Treatment of adsorption of dioxane by using SiCNT toward efficient remediation of refractory organic contaminants from wastewater: DFT and DFTB-MD simulations

Abstract Dioxane contaminant as a serious environmental issue is extensively found in industrial wastes, hence its remediation is highly necessary. Herein, we investigate the effective adsorption and elimination of 1,4-dioxane by SiCNT. DFT-D3/revPBE calculations showed that both dioxane and water molecules interact strongly with exterior surface of SiCNT but dioxane tends to be adsorbed stronger than water molecule with difference adsorption energy of 10 kcal/mol. In addition, dioxane could be strongly adsorbed into the SiCNT cavity. Our employed DFT calculations was validated against the high-level MP2 method.

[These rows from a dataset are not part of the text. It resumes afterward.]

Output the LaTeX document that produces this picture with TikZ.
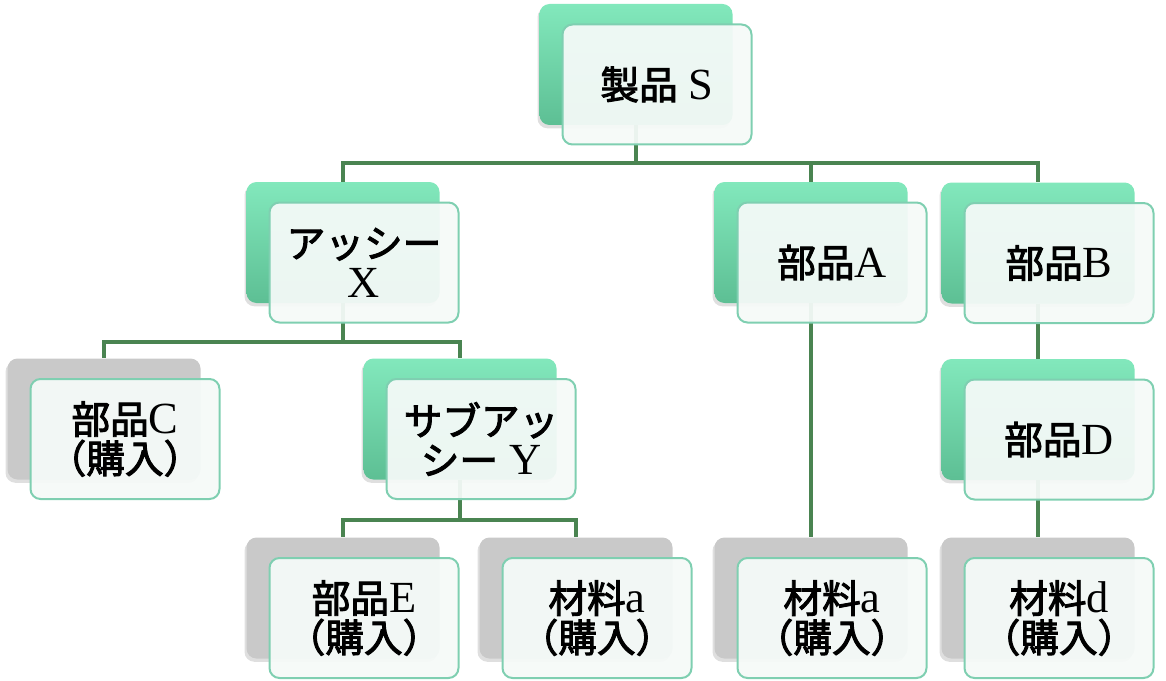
\documentclass[tikz,border=0pt]{standalone}
\usepackage{fontspec}
\setmainfont{Liberation Serif}[Scale=1.15]
\newfontfamily\jp{Noto Sans CJK JP}[AutoFakeBold=2.5]
\usetikzlibrary{shadows}
\newcommand{\J}[1]{{\jp\bfseries #1}}
\definecolor{gtop}{HTML}{82E8BC}
\definecolor{gbot}{HTML}{5DBF94}
\definecolor{graybk}{HTML}{C9C9C9}
\definecolor{frontline}{HTML}{7FCFB1}
\definecolor{frontfill}{HTML}{F5FAF8}
\definecolor{connc}{HTML}{4A8451}
\tikzset{
  backbox/.style={rounded corners=7.5pt, minimum width=144.75pt, minimum height=90.75pt, inner sep=0pt, draw=none,
    drop shadow={shadow xshift=-1.5pt, shadow yshift=-2.5pt, opacity=0.25}},
  backgreen/.style={backbox, top color=gtop, bottom color=gbot},
  backgrey/.style={backbox, fill=graybk},
  frontbox/.style={rounded corners=7.5pt, minimum width=141.75pt, minimum height=90pt, inner sep=0pt,
    draw=frontline, line width=1.5pt, fill=frontfill, fill opacity=0.94, text opacity=1, draw opacity=1,
    align=center, font=\fontsize{29}{29.5}\selectfont},
  conn/.style={draw=connc, line width=2.4pt}
}
\begin{document}
\begin{tikzpicture}[x=0.75pt,y=-0.75pt]
\useasboundingbox (0,0) rectangle (1166,681);
% bus points
\coordinate (busS) at (636,163);
\coordinate (busX) at (343,342);
\coordinate (busY) at (460,520);
% back shapes
\node[backgreen] (S) at (636,64.5) {};
\node[backgreen] (X) at (343,242.5) {};
\node[backgreen] (A) at (811,242.5) {};
\node[backgreen] (B) at (1038,243) {};
\node[backgrey] (C) at (104,419) {};
\node[backgreen] (Y) at (460,419) {};
\node[backgreen] (D) at (1038,419.5) {};
\node[backgrey] (E) at (343,598) {};
\node[backgrey] (Ma) at (576,598) {};
\node[backgrey] (Mb) at (811,598) {};
\node[backgrey] (Md) at (1038,598) {};
% connectors
\draw[conn] (S.south) -- (busS);
\draw[conn] (busS) -| (X.north);
\draw[conn] (busS) -| (A.north);
\draw[conn] (busS) -| (B.north);
\draw[conn] (X.south) -- (busX);
\draw[conn] (busX) -| (C.north);
\draw[conn] (busX) -| (Y.north);
\draw[conn] (Y.south) -- (busY);
\draw[conn] (busY) -| (E.north);
\draw[conn] (busY) -| (Ma.north);
\draw[conn] (A.south) -- (Mb.north);
\draw[conn] (B.south) -- (D.north);
\draw[conn] (D.south) -- (Md.north);
% front boxes
\node[frontbox] (Sf) at ([shift={(21,20)}]S.center) {\J{製品} S};
\node[frontbox] (Xf) at ([shift={(21,20)}]X.center) {\J{アッシー}\\X};
\node[frontbox] (Af) at ([shift={(21,20)}]A.center) {\J{部品}A};
\node[frontbox] (Bf) at ([shift={(21,20)}]B.center) {\J{部品}B};
\node[frontbox] (Cf) at ([shift={(21,20)}]C.center) {\J{部品}C\\\J{（購入）}};
\node[frontbox] (Yf) at ([shift={(21,20)}]Y.center) {\J{サブアッ}\\\J{シー} Y};
\node[frontbox] (Df) at ([shift={(21,20)}]D.center) {\J{部品}D};
\node[frontbox] (Ef) at ([shift={(21,20)}]E.center) {\J{部品}E\\\J{（購入）}};
\node[frontbox] (Maf) at ([shift={(21,20)}]Ma.center) {\J{材料}a\\\J{（購入）}};
\node[frontbox] (Mbf) at ([shift={(21,20)}]Mb.center) {\J{材料}a\\\J{（購入）}};
\node[frontbox] (Mdf) at ([shift={(21,20)}]Md.center) {\J{材料}d\\\J{（購入）}};
\end{tikzpicture}
\end{document}
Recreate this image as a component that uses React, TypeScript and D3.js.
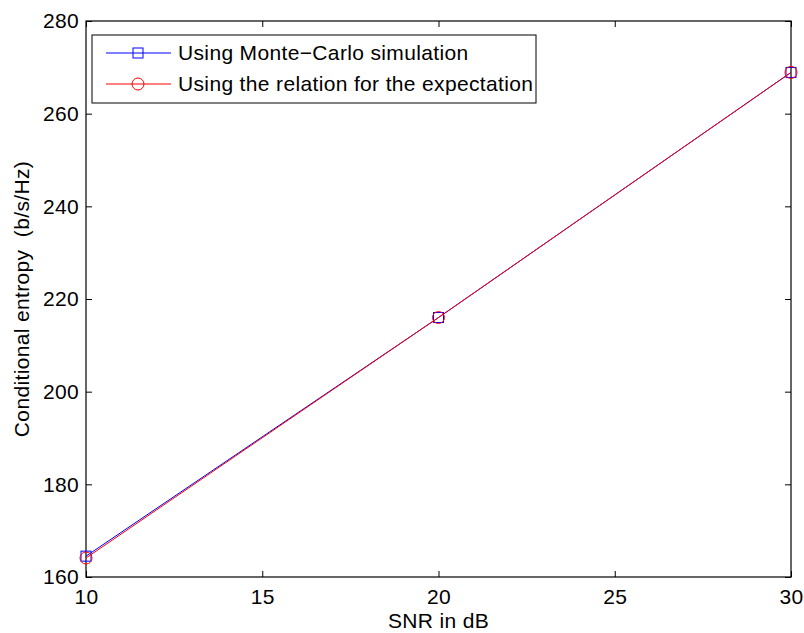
import React, { useEffect, useRef } from 'react';
import * as d3 from 'd3';

const snr = [10, 20, 30];
const monteCarlo = [164.5, 216.0, 268.9];
const relation = [164.1, 216.0, 268.9];
const xTicks = [10, 15, 20, 25, 30];
const yTicks = [160, 180, 200, 220, 240, 260, 280];
const legendLabels = ['Using Monte\u2212Carlo simulation', 'Using the relation for the expectation'];

const FONT = '"Liberation Sans", Arial, Helvetica, sans-serif';
const FS = '21px';
const LS = '0.35px';

export default function App() {
  const svgRef = useRef<SVGSVGElement | null>(null);

  useEffect(() => {
    if (!svgRef.current) return;
    const W = 804, H = 633;
    const margin = { top: 21, right: 13, bottom: 56, left: 86 };
    const width = W - margin.left - margin.right;
    const height = H - margin.top - margin.bottom;

    const root = d3.select(svgRef.current);
    root.selectAll('*').remove();
    root.attr('width', W).attr('height', H);
    root.append('rect').attr('width', W).attr('height', H).attr('fill', '#fff');

    const g = root.append('g').attr('transform', `translate(${margin.left},${margin.top})`);

    const x = d3.scaleLinear().domain([10, 30]).range([0, width]);
    const y = d3.scaleLinear().domain([160, 280]).range([height, 0]);

    // inward ticks on all four sides, matlab style
    const tl = 6;
    const bottom = g.append('g').attr('transform', `translate(0,${height})`)
      .call(d3.axisBottom(x).tickValues(xTicks).tickSizeInner(-tl).tickSizeOuter(0).tickPadding(12));
    const top = g.append('g').call(d3.axisTop(x).tickValues(xTicks).tickSizeInner(-tl).tickSizeOuter(0).tickFormat(() => ''));
    const left = g.append('g')
      .call(d3.axisLeft(y).tickValues(yTicks).tickSizeInner(-tl).tickSizeOuter(0).tickPadding(7));
    const right = g.append('g').attr('transform', `translate(${width},0)`)
      .call(d3.axisRight(y).tickValues(yTicks).tickSizeInner(-tl).tickSizeOuter(0).tickFormat(() => ''));

    [bottom, top, left, right].forEach(a => {
      a.select('.domain').remove();
      a.selectAll('line').attr('stroke', '#000').attr('stroke-width', 1);
      a.selectAll('text').attr('fill', '#000').style('font-family', FONT)
        .style('font-size', FS).style('letter-spacing', LS);
    });

    g.append('rect').attr('width', width).attr('height', height)
      .attr('fill', 'none').attr('stroke', '#000').attr('stroke-width', 1.2);

    const line = d3.line<number>().x((_, i) => x(snr[i])).y(d => y(d));

    // series
    g.append('path').datum(monteCarlo).attr('d', line).attr('fill', 'none')
      .attr('stroke', '#0000ff').attr('stroke-width', 1);
    g.selectAll('.sq').data(monteCarlo).enter().append('rect')
      .attr('x', (_, i) => x(snr[i]) - 5).attr('y', d => y(d) - 5)
      .attr('width', 10).attr('height', 10)
      .attr('fill', 'none').attr('stroke', '#0000ff').attr('stroke-width', 1);

    g.append('path').datum(relation).attr('d', line).attr('fill', 'none')
      .attr('stroke', '#ff0000').attr('stroke-width', 1);
    g.selectAll('.ci').data(relation).enter().append('circle')
      .attr('cx', (_, i) => x(snr[i])).attr('cy', d => y(d)).attr('r', 6)
      .attr('fill', 'none').attr('stroke', '#ff0000').attr('stroke-width', 1);

    // legend
    const lg = root.append('g').attr('transform', 'translate(92,35)');
    lg.append('rect').attr('width', 444).attr('height', 68)
      .attr('fill', '#fff').attr('stroke', '#000').attr('stroke-width', 1);
    const colors = ['#0000ff', '#ff0000'];
    legendLabels.forEach((lab, i) => {
      const cy = 18 + i * 31;
      lg.append('line').attr('x1', 14).attr('x2', 79).attr('y1', cy).attr('y2', cy)
        .attr('stroke', colors[i]).attr('stroke-width', 1);
      if (i === 0) {
        lg.append('rect').attr('x', 41).attr('y', cy - 5).attr('width', 10).attr('height', 10)
          .attr('fill', 'none').attr('stroke', colors[i]);
      } else {
        lg.append('circle').attr('cx', 46).attr('cy', cy).attr('r', 6)
          .attr('fill', 'none').attr('stroke', colors[i]);
      }
      lg.append('text').attr('x', 86).attr('y', cy).attr('dy', '0.35em')
        .style('font-family', FONT).style('font-size', FS).style('letter-spacing', LS)
        .attr('fill', '#000').text(lab);
    });

    // axis titles
    root.append('text').attr('x', margin.left + width / 2).attr('y', 628)
      .attr('text-anchor', 'middle').style('font-family', FONT).style('font-size', FS)
      .style('letter-spacing', LS).text('SNR in dB');
    root.append('text')
      .attr('transform', `translate(29,${margin.top + height / 2}) rotate(-90)`)
      .attr('text-anchor', 'middle').style('font-family', FONT).style('font-size', FS)
      .style('letter-spacing', LS).style('white-space', 'pre')
      .text('Conditional entropy  (b/s/Hz)');
  }, []);

  return (
    <svg ref={svgRef} style={{ position: 'absolute', left: 0, top: 0, display: 'block' }} />
  );
}
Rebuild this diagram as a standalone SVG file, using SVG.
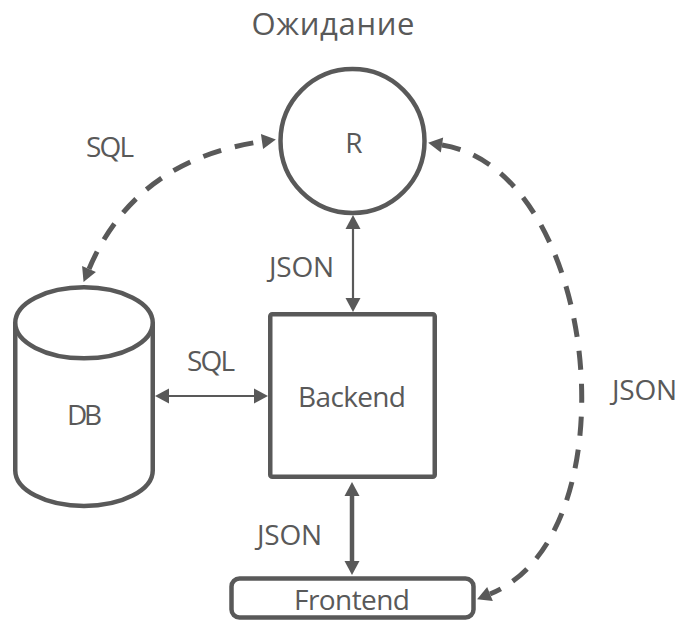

A series of analyses was performed on the explanation of the particular molecular factors and scientifically creditable relationships of interaction nature and interfacial region of systems under study. The AIM theory analyses revealed that the strong interactions raised from the existence of simultaneous polar attraction as well as partially covalent bond between O and Si atoms. Meanwhile, the difference in adsorption strength could be attributed to higher long-range dispersion attractions observed for dioxane/SiCNT. Furthermore, the adsorption capability and selectivity of dioxane by SiCNT was explored by DFTB-MD simulation in the presence of water molecules at ambient conditions. The recovery time calculated by DFT-D3 method revealed that however, pure SiCNT might not to be recovered from the dioxane/SiCNT system. The appropriate adsorption strength and selective adsorption of dioxane by SiCNT lead to practically apprehension of this novel nanotube as suitable adsorbent for dioxane but its weakness recovery time as a disadvantage is not desirable.